> [Written task]: Give the listing again character for character, but drop the images.

> [Provided data]:
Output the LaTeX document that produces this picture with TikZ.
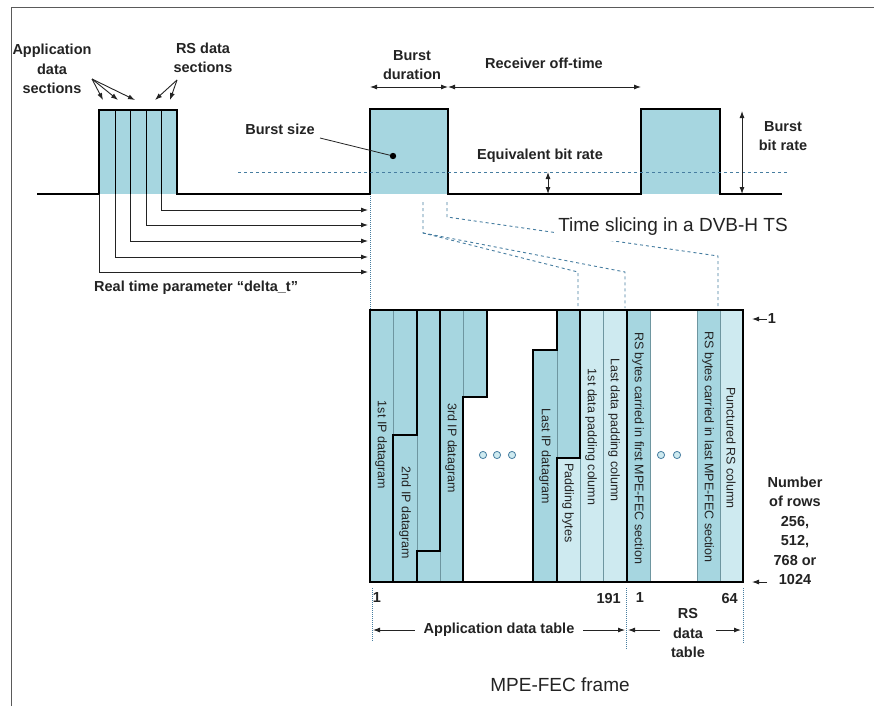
\documentclass[tikz,border=0pt]{standalone}
\usepackage{fontspec}
\setmainfont{Liberation Sans}
\usetikzlibrary{shapes,arrows,arrows.meta,positioning}

\definecolor{burstblue}{RGB}{166,214,224}
\definecolor{padblue}{RGB}{206,234,240}
\definecolor{gridline}{RGB}{110,150,160}
\definecolor{guideblue}{RGB}{70,125,160}
\definecolor{frameline}{RGB}{90,90,90}
\definecolor{inkgray}{RGB}{35,35,35}

\begin{document}
\begin{tikzpicture}[
    x=1pt, y=-1pt,
    every node/.style={text=inkgray, inner sep=1pt, align=center, font=\fontsize{14.5}{19.5}\selectfont\bfseries},
    title/.style={font=\fontsize{19}{22}\selectfont},
    collabel/.style={rotate=-90, font=\fontsize{12.5}{14}\selectfont},
    arrow/.style={-{Latex[length=7pt,width=5pt]}, line width=0.9pt, inkgray},
    dimarrow/.style={{Latex[length=7pt,width=5pt]}-{Latex[length=7pt,width=5pt]}, line width=0.9pt, inkgray},
    thinline/.style={gridline, line width=0.6pt},
    thickline/.style={black, line width=1.7pt},
    guide/.style={guideblue, dashed, line width=0.9pt},
    dotguide/.style={guideblue, densely dotted, line width=1pt},
    ring/.style={guideblue, fill=padblue, line width=0.8pt}
]
\useasboundingbox (0,0) rectangle (874,706);
\fill[white] (0,0) rectangle (874,706);
\draw[frameline, line width=1pt] (11,706) -- (11,8) -- (874,8);

% time slicing: bursts on the transport stream
\fill[burstblue] (99,110) rectangle (177,194);
\fill[burstblue] (370,109) rectangle (448,194);
\fill[burstblue] (641,109) rectangle (720,194);
\foreach \x in {115,130,146,161}
    \draw[line width=0.8pt] (\x,110) -- (\x,194);
\draw[thickline] (37,194) -- (99,194) -- (99,110) -- (177,110) -- (177,194)
    -- (370,194) -- (370,109) -- (448,109) -- (448,194)
    -- (641,194) -- (641,109) -- (720,109) -- (720,194) -- (782,194);

\coordinate (b2l) at (370,87);
\coordinate (b2r) at (448,87);
\coordinate (b3l) at (641,87);

\node (appsec) at (52,69) {Application\\data\\sections};
\node (rssec) at (203,58) {RS data\\sections};
\coordinate (appsrc) at (92,79);
\coordinate (rssrc) at (177,80);
\foreach \x in {103,118,135}
    \draw[arrow] (appsrc) -- (\x,100);
\foreach \x in {155,170}
    \draw[arrow] (rssrc) -- (\x,100);

% delta_t
\foreach \x/\y in {99/272,115/257,130/241,146/225,161/210}
    \draw[arrow] (\x,194) -- (\x,\y) -- (368,\y);
\node (delta) [anchor=west] at (93,288) {Real time parameter “delta\_t”};

\node (bdur) at (412,65) {Burst\\duration};
\node (roff) at (544,63) {Receiver off-time};
\draw[dimarrow] (b2l) -- (b2r);
\draw[dimarrow] (b2r) -- (b3l);

\node (bsize) at (280,129) {Burst size};
\coordinate (bsdot) at (393,156);
\draw[line width=0.8pt, inkgray] (320,138) -- (bsdot);
\fill[black] (bsdot) circle (3.2);

\draw[guide] (238,172) -- (788,172);
\node (eqrate) at (540,156) {Equivalent bit rate};
\draw[dimarrow] (548,172) -- (548,194);

\node (brate) at (783,136) {Burst\\bit rate};
\draw[dimarrow] (742,111) -- (742,194);

% mapping of the burst onto the frame
\draw[dotguide] (370,196) -- (370,310);
\draw[guide] (423,202) -- (423,233) -- (578,272) -- (578,308);
\draw[guide] (423,233) -- (625,272) -- (625,308);
\draw[guide] (447,202) -- (447,217) -- (718,256) -- (718,308);
\node (tslice) [title, fill=white, inner xsep=4pt, inner ysep=5pt] at (673,227) {Time slicing in a DVB-H TS};

% MPE-FEC frame
\fill[burstblue] (370,310) rectangle (463,582);
\fill[burstblue] (463,310) rectangle (487,397);
\fill[burstblue] (533,350) rectangle (557,582);
\fill[burstblue] (557,310) rectangle (580,458);
\fill[padblue] (557,458) rectangle (580,582);
\fill[padblue] (580,310) rectangle (627,582);
\fill[burstblue] (627,310) rectangle (650,582);
\fill[burstblue] (697,310) rectangle (720,582);
\fill[padblue] (720,310) rectangle (743,582);

\draw[thinline] (393,310) -- (393,435);
\draw[thinline] (417,435) -- (417,551);
\draw[thinline] (440,551) -- (440,582);
\draw[thinline] (463,310) -- (463,397);
\draw[thinline] (557,350) -- (557,458);
\draw[thinline] (580,458) -- (580,582);
\foreach \x in {603,650,697,720}
    \draw[thinline] (\x,310) -- (\x,582);

\draw[thickline] (393,582) -- (393,435) -- (417,435) -- (417,310);
\draw[thickline] (417,582) -- (417,551) -- (440,551) -- (440,310);
\draw[thickline] (463,582) -- (463,397) -- (487,397) -- (487,310);
\draw[thickline] (533,582) -- (533,350) -- (557,350) -- (557,310);
\draw[thickline] (557,582) -- (557,458) -- (580,458) -- (580,310);
\draw[thickline] (627,310) -- (627,582);
\draw[thickline] (370,310) rectangle (743,582);

\node[collabel] (ip1) at (381,445) {1st IP datagram};
\node[collabel] (ip2) at (405,513) {2nd IP datagram};
\node[collabel] (ip3) at (451,448) {3rd IP datagram};
\node[collabel] (iplast) at (545,456) {Last IP datagram};
\node[collabel] (padb) at (568,503) {Padding bytes};
\node[collabel] (pad1) at (591,437) {1st data padding column};
\node[collabel] (padn) at (614,430) {Last data padding column};
\node[collabel] (rs1) at (638,448) {RS bytes carried in first MPE-FEC section};
\node[collabel] (rsn) at (708,447) {RS bytes carried in last MPE-FEC section};
\node[collabel] (punct) at (731,448) {Punctured RS column};

\foreach \x in {483,497,512}
    \draw[ring] (\x,455) circle (3.6);
\foreach \x in {661,677}
    \draw[ring] (\x,455) circle (3.6);

% rows
\node (row1) at (772,319) {1};
\draw[arrow] (row1.west) -- (752,319);
\node (rows) at (795,531) {Number\\of rows\\256,\\512,\\768 or\\1024};
\draw[arrow] (767,582) -- (752,582);

% columns
\node (c1) at (377,598) {1};
\node (c191) [anchor=east] at (622,598) {191};
\node (r1) at (640,598) {1};
\node (r64) [anchor=east] at (739,598) {64};
\draw[dotguide] (372,588) -- (372,642);
\draw[dotguide] (626,588) -- (626,650);
\draw[dotguide] (743,588) -- (743,643);

\coordinate (adl) at (373,630);
\coordinate (adr) at (625,630);
\coordinate (rsl) at (628,630);
\coordinate (rsr) at (741,630);
\draw[dimarrow] (adl) -- node[fill=white, inner xsep=9pt] (adt) {Application data table} (adr);
\draw[dimarrow] (rsl) -- (rsr);
\node (rsdt) [fill=white, inner xsep=11pt] at (688,633) {RS\\data\\table};

\node (mpe) [title] at (560,685) {MPE-FEC frame};
\end{tikzpicture}
\end{document}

> [Result for this task]:
Output the LaTeX document that produces this picture with TikZ.
\documentclass[tikz,border=0pt]{standalone}
\usepackage{fontspec}
\setmainfont{Liberation Sans}
\usetikzlibrary{shapes,arrows,arrows.meta,positioning}

\definecolor{burstblue}{RGB}{166,214,224}
\definecolor{padblue}{RGB}{206,234,240}
\definecolor{gridline}{RGB}{110,150,160}
\definecolor{guideblue}{RGB}{70,125,160}
\definecolor{frameline}{RGB}{90,90,90}
\definecolor{inkgray}{RGB}{35,35,35}

\begin{document}
\begin{tikzpicture}[
    x=1pt, y=-1pt,
    every node/.style={text=inkgray, inner sep=1pt, align=center, font=\fontsize{14.5}{19.5}\selectfont\bfseries},
    title/.style={font=\fontsize{19}{22}\selectfont},
    collabel/.style={rotate=-90, font=\fontsize{12.5}{14}\selectfont},
    arrow/.style={-{Latex[length=7pt,width=5pt]}, line width=0.9pt, inkgray},
    dimarrow/.style={{Latex[length=7pt,width=5pt]}-{Latex[length=7pt,width=5pt]}, line width=0.9pt, inkgray},
    thinline/.style={gridline, line width=0.6pt},
    thickline/.style={black, line width=1.7pt},
    guide/.style={guideblue, dashed, line width=0.9pt},
    dotguide/.style={guideblue, densely dotted, line width=1pt},
    ring/.style={guideblue, fill=padblue, line width=0.8pt}
]
\useasboundingbox (0,0) rectangle (874,706);
\fill[white] (0,0) rectangle (874,706);
\draw[frameline, line width=1pt] (11,706) -- (11,8) -- (874,8);

% time slicing: bursts on the transport stream
\fill[burstblue] (99,110) rectangle (177,194);
\fill[burstblue] (370,109) rectangle (448,194);
\fill[burstblue] (641,109) rectangle (720,194);
\foreach \x in {115,130,146,161}
    \draw[line width=0.8pt] (\x,110) -- (\x,194);
\draw[thickline] (37,194) -- (99,194) -- (99,110) -- (177,110) -- (177,194)
    -- (370,194) -- (370,109) -- (448,109) -- (448,194)
    -- (641,194) -- (641,109) -- (720,109) -- (720,194) -- (782,194);

\coordinate (b2l) at (370,87);
\coordinate (b2r) at (448,87);
\coordinate (b3l) at (641,87);

\node (appsec) at (52,69) {Application\\data\\sections};
\node (rssec) at (203,58) {RS data\\sections};
\coordinate (appsrc) at (92,79);
\coordinate (rssrc) at (177,80);
\foreach \x in {103,118,135}
    \draw[arrow] (appsrc) -- (\x,100);
\foreach \x in {155,170}
    \draw[arrow] (rssrc) -- (\x,100);

% delta_t
\foreach \x/\y in {99/272,115/257,130/241,146/225,161/210}
    \draw[arrow] (\x,194) -- (\x,\y) -- (368,\y);
\node (delta) [anchor=west] at (93,288) {Real time parameter “delta\_t”};

\node (bdur) at (412,65) {Burst\\duration};
\node (roff) at (544,63) {Receiver off-time};
\draw[dimarrow] (b2l) -- (b2r);
\draw[dimarrow] (b2r) -- (b3l);

\node (bsize) at (280,129) {Burst size};
\coordinate (bsdot) at (393,156);
\draw[line width=0.8pt, inkgray] (320,138) -- (bsdot);
\fill[black] (bsdot) circle (3.2);

\draw[guide] (238,172) -- (788,172);
\node (eqrate) at (540,156) {Equivalent bit rate};
\draw[dimarrow] (548,172) -- (548,194);

\node (brate) at (783,136) {Burst\\bit rate};
\draw[dimarrow] (742,111) -- (742,194);

% mapping of the burst onto the frame
\draw[dotguide] (370,196) -- (370,310);
\draw[guide] (423,202) -- (423,233) -- (578,272) -- (578,308);
\draw[guide] (423,233) -- (625,272) -- (625,308);
\draw[guide] (447,202) -- (447,217) -- (718,256) -- (718,308);
\node (tslice) [title, fill=white, inner xsep=4pt, inner ysep=5pt] at (673,227) {Time slicing in a DVB-H TS};

% MPE-FEC frame
\fill[burstblue] (370,310) rectangle (463,582);
\fill[burstblue] (463,310) rectangle (487,397);
\fill[burstblue] (533,350) rectangle (557,582);
\fill[burstblue] (557,310) rectangle (580,458);
\fill[padblue] (557,458) rectangle (580,582);
\fill[padblue] (580,310) rectangle (627,582);
\fill[burstblue] (627,310) rectangle (650,582);
\fill[burstblue] (697,310) rectangle (720,582);
\fill[padblue] (720,310) rectangle (743,582);

\draw[thinline] (393,310) -- (393,435);
\draw[thinline] (417,435) -- (417,551);
\draw[thinline] (440,551) -- (440,582);
\draw[thinline] (463,310) -- (463,397);
\draw[thinline] (557,350) -- (557,458);
\draw[thinline] (580,458) -- (580,582);
\foreach \x in {603,650,697,720}
    \draw[thinline] (\x,310) -- (\x,582);

\draw[thickline] (393,582) -- (393,435) -- (417,435) -- (417,310);
\draw[thickline] (417,582) -- (417,551) -- (440,551) -- (440,310);
\draw[thickline] (463,582) -- (463,397) -- (487,397) -- (487,310);
\draw[thickline] (533,582) -- (533,350) -- (557,350) -- (557,310);
\draw[thickline] (557,582) -- (557,458) -- (580,458) -- (580,310);
\draw[thickline] (627,310) -- (627,582);
\draw[thickline] (370,310) rectangle (743,582);

\node[collabel] (ip1) at (381,445) {1st IP datagram};
\node[collabel] (ip2) at (405,513) {2nd IP datagram};
\node[collabel] (ip3) at (451,448) {3rd IP datagram};
\node[collabel] (iplast) at (545,456) {Last IP datagram};
\node[collabel] (padb) at (568,503) {Padding bytes};
\node[collabel] (pad1) at (591,437) {1st data padding column};
\node[collabel] (padn) at (614,430) {Last data padding column};
\node[collabel] (rs1) at (638,448) {RS bytes carried in first MPE-FEC section};
\node[collabel] (rsn) at (708,447) {RS bytes carried in last MPE-FEC section};
\node[collabel] (punct) at (731,448) {Punctured RS column};

\foreach \x in {483,497,512}
    \draw[ring] (\x,455) circle (3.6);
\foreach \x in {661,677}
    \draw[ring] (\x,455) circle (3.6);

% rows
\node (row1) at (772,319) {1};
\draw[arrow] (row1.west) -- (752,319);
\node (rows) at (795,531) {Number\\of rows\\256,\\512,\\768 or\\1024};
\draw[arrow] (767,582) -- (752,582);

% columns
\node (c1) at (377,598) {1};
\node (c191) [anchor=east] at (622,598) {191};
\node (r1) at (640,598) {1};
\node (r64) [anchor=east] at (739,598) {64};
\draw[dotguide] (372,588) -- (372,642);
\draw[dotguide] (626,588) -- (626,650);
\draw[dotguide] (743,588) -- (743,643);

\coordinate (adl) at (373,630);
\coordinate (adr) at (625,630);
\coordinate (rsl) at (628,630);
\coordinate (rsr) at (741,630);
\draw[dimarrow] (adl) -- node[fill=white, inner xsep=9pt] (adt) {Application data table} (adr);
\draw[dimarrow] (rsl) -- (rsr);
\node (rsdt) [fill=white, inner xsep=11pt] at (688,633) {RS\\data\\table};

\node (mpe) [title] at (560,685) {MPE-FEC frame};
\end{tikzpicture}
\end{document}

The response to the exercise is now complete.